Goal:
Retype, exactly as they stand, the lines from the start of the data to the line that contains "1024.5, 1025.0, 1026.0, 1027.0, 1028.0]", both ends included. Leave the pictures out.

— Begin Dataset extract —

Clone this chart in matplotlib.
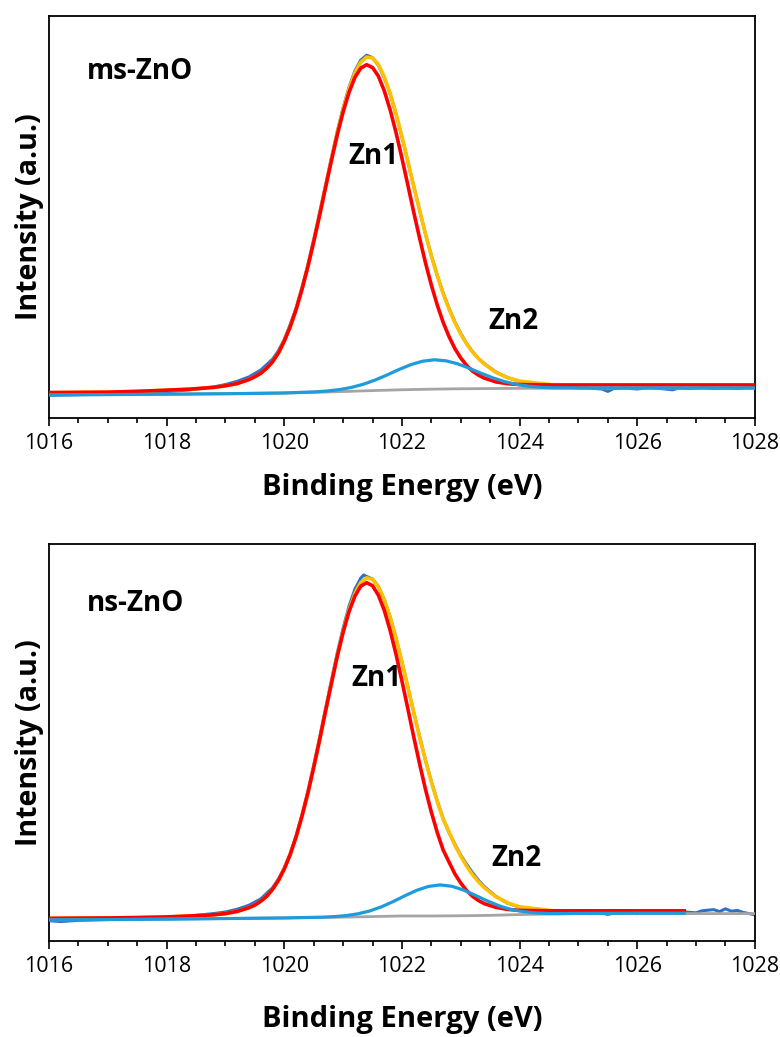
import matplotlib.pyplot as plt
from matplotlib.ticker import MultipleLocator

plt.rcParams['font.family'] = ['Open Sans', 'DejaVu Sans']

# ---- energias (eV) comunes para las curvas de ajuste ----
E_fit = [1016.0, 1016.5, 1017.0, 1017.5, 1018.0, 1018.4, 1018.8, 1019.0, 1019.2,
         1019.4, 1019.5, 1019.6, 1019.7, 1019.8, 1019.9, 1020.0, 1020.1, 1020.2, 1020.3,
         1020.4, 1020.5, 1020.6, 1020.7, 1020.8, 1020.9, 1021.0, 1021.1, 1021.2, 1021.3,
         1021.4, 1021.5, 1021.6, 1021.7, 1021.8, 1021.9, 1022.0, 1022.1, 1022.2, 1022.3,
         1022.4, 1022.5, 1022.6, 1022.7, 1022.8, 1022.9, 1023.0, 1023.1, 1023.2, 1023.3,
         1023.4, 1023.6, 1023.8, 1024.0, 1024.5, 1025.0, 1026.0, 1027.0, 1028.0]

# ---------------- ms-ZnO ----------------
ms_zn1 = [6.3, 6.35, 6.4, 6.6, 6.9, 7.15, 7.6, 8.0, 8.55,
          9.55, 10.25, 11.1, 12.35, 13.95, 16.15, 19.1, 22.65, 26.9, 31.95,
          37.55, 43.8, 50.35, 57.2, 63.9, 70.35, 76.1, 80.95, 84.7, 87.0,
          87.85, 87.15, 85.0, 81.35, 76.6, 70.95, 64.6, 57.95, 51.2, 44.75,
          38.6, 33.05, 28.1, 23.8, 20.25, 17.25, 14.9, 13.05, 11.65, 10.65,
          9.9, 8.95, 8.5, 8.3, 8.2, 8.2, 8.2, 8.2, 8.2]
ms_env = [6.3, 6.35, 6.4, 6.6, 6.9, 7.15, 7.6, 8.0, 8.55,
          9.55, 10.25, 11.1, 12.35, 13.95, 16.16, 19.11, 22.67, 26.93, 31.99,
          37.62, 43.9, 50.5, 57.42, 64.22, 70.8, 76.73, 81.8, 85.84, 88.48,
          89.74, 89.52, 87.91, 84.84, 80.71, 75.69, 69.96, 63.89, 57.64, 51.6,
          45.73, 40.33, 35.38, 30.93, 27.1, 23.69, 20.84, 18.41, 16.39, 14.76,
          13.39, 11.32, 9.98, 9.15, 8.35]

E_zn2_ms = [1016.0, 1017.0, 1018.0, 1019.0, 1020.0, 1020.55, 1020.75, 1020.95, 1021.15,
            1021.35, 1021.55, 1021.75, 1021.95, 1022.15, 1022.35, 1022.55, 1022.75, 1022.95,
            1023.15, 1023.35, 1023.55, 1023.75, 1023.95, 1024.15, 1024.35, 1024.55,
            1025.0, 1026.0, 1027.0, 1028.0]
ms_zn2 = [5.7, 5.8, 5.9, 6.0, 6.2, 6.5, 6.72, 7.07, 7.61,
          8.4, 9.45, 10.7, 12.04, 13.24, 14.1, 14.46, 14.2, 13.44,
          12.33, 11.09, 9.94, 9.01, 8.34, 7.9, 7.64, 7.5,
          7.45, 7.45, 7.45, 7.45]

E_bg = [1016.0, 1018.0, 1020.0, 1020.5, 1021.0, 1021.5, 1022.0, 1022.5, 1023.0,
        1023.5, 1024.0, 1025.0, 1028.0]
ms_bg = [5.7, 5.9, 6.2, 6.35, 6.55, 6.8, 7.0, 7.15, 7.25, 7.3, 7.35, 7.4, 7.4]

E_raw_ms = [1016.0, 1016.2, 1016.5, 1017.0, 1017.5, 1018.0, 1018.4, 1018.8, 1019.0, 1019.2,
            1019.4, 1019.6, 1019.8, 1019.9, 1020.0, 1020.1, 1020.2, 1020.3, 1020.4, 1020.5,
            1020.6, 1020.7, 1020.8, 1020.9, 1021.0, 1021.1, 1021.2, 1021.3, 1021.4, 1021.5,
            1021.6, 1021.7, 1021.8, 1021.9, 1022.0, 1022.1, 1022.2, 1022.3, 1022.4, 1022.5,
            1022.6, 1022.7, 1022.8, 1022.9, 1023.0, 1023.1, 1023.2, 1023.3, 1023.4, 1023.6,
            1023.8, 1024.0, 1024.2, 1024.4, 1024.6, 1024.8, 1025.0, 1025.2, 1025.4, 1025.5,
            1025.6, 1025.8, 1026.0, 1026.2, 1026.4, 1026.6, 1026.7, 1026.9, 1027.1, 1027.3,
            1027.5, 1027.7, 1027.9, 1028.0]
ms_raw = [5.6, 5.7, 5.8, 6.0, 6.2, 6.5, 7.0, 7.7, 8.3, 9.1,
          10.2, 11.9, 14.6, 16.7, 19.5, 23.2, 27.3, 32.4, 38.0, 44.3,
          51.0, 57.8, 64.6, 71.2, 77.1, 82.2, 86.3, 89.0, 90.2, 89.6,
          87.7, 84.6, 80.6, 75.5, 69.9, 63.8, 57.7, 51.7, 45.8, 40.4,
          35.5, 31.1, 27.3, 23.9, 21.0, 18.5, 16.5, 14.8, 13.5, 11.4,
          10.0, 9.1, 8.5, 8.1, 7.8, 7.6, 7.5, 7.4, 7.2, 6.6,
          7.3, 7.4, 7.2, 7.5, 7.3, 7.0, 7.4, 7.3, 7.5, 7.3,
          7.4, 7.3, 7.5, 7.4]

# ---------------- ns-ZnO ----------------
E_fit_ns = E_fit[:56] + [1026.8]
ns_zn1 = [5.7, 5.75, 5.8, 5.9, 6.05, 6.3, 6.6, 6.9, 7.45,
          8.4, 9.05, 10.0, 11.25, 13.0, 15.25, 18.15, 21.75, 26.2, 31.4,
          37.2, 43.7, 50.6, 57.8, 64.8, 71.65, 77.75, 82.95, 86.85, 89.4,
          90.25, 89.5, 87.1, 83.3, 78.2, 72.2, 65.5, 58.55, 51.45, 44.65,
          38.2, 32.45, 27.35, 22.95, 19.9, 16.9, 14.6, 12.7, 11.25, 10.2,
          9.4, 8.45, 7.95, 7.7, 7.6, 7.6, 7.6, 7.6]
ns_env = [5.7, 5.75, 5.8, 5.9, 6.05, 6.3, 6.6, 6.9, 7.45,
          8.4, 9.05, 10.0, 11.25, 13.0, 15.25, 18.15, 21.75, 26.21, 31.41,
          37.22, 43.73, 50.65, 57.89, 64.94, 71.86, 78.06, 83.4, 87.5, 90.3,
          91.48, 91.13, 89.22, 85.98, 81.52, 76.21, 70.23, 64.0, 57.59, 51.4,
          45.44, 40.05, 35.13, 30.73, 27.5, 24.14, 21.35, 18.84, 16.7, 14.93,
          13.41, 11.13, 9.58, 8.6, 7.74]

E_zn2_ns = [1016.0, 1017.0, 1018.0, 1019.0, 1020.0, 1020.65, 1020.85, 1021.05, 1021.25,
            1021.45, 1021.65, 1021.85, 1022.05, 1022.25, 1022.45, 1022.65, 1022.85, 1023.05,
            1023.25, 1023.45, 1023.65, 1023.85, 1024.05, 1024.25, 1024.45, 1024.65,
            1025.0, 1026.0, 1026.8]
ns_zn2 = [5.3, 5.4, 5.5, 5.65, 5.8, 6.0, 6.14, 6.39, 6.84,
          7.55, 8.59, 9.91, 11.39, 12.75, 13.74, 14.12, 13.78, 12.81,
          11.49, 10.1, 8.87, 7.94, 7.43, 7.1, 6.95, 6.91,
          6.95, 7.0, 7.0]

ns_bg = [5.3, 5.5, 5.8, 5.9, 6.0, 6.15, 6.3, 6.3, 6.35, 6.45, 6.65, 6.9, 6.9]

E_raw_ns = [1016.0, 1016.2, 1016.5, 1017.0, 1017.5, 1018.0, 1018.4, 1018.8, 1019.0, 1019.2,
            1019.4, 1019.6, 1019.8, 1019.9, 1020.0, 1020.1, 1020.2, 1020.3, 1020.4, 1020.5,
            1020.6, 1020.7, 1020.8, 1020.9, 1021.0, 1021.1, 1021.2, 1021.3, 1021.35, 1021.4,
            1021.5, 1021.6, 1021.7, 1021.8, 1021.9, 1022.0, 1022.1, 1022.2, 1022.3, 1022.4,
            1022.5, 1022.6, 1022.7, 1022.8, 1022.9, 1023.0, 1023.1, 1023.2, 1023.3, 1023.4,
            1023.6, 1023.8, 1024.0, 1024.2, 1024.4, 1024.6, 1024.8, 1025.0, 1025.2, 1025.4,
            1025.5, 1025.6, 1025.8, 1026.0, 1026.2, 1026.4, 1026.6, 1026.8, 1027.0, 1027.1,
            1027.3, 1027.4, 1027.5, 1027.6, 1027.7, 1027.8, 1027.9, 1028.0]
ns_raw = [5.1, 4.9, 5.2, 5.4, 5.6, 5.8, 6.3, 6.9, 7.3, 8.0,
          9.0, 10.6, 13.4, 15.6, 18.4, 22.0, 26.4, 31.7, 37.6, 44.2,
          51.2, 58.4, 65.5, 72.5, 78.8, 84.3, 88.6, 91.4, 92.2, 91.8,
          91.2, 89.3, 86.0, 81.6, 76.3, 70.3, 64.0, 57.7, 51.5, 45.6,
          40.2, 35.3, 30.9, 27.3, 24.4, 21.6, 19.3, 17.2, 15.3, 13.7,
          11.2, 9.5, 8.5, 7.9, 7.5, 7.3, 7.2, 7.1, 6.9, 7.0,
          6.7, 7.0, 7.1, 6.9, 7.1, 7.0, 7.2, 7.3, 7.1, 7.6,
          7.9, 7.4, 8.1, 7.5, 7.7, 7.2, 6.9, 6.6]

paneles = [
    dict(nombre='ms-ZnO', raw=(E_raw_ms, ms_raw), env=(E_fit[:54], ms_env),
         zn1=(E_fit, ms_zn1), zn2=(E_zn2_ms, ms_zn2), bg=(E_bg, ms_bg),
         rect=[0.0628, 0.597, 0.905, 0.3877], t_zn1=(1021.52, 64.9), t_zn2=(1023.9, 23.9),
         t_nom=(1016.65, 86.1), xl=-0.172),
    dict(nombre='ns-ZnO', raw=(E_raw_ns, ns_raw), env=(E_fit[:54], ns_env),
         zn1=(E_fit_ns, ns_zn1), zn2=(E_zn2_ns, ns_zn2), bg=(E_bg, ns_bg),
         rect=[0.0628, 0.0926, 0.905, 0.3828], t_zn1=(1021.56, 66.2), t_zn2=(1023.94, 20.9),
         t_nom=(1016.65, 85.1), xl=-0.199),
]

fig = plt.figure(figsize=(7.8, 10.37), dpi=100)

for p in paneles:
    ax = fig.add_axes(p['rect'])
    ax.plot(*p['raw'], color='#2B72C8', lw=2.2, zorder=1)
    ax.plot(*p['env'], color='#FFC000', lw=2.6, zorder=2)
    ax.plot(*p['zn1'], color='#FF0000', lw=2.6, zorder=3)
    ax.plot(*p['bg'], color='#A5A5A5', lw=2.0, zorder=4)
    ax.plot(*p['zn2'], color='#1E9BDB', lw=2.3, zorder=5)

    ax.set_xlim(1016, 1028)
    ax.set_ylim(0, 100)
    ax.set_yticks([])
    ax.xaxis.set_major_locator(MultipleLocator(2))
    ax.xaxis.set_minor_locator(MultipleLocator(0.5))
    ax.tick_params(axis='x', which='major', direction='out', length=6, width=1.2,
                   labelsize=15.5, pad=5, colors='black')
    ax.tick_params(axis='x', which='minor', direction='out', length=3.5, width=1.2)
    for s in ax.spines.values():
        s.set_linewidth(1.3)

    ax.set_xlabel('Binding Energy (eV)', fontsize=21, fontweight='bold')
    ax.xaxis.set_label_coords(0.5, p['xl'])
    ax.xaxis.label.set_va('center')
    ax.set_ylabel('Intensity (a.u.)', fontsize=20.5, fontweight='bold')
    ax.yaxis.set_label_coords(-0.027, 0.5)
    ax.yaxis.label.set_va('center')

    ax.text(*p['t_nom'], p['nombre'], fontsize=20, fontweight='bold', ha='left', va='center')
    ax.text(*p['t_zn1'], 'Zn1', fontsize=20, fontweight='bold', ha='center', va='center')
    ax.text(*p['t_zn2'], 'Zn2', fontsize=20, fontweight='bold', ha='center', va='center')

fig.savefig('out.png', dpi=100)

— End Dataset extract —

Right answer:
Clone this chart in matplotlib.
import matplotlib.pyplot as plt
from matplotlib.ticker import MultipleLocator

plt.rcParams['font.family'] = ['Open Sans', 'DejaVu Sans']

# ---- energias (eV) comunes para las curvas de ajuste ----
E_fit = [1016.0, 1016.5, 1017.0, 1017.5, 1018.0, 1018.4, 1018.8, 1019.0, 1019.2,
         1019.4, 1019.5, 1019.6, 1019.7, 1019.8, 1019.9, 1020.0, 1020.1, 1020.2, 1020.3,
         1020.4, 1020.5, 1020.6, 1020.7, 1020.8, 1020.9, 1021.0, 1021.1, 1021.2, 1021.3,
         1021.4, 1021.5, 1021.6, 1021.7, 1021.8, 1021.9, 1022.0, 1022.1, 1022.2, 1022.3,
         1022.4, 1022.5, 1022.6, 1022.7, 1022.8, 1022.9, 1023.0, 1023.1, 1023.2, 1023.3,
         1023.4, 1023.6, 1023.8, 1024.0, 1024.5, 1025.0, 1026.0, 1027.0, 1028.0]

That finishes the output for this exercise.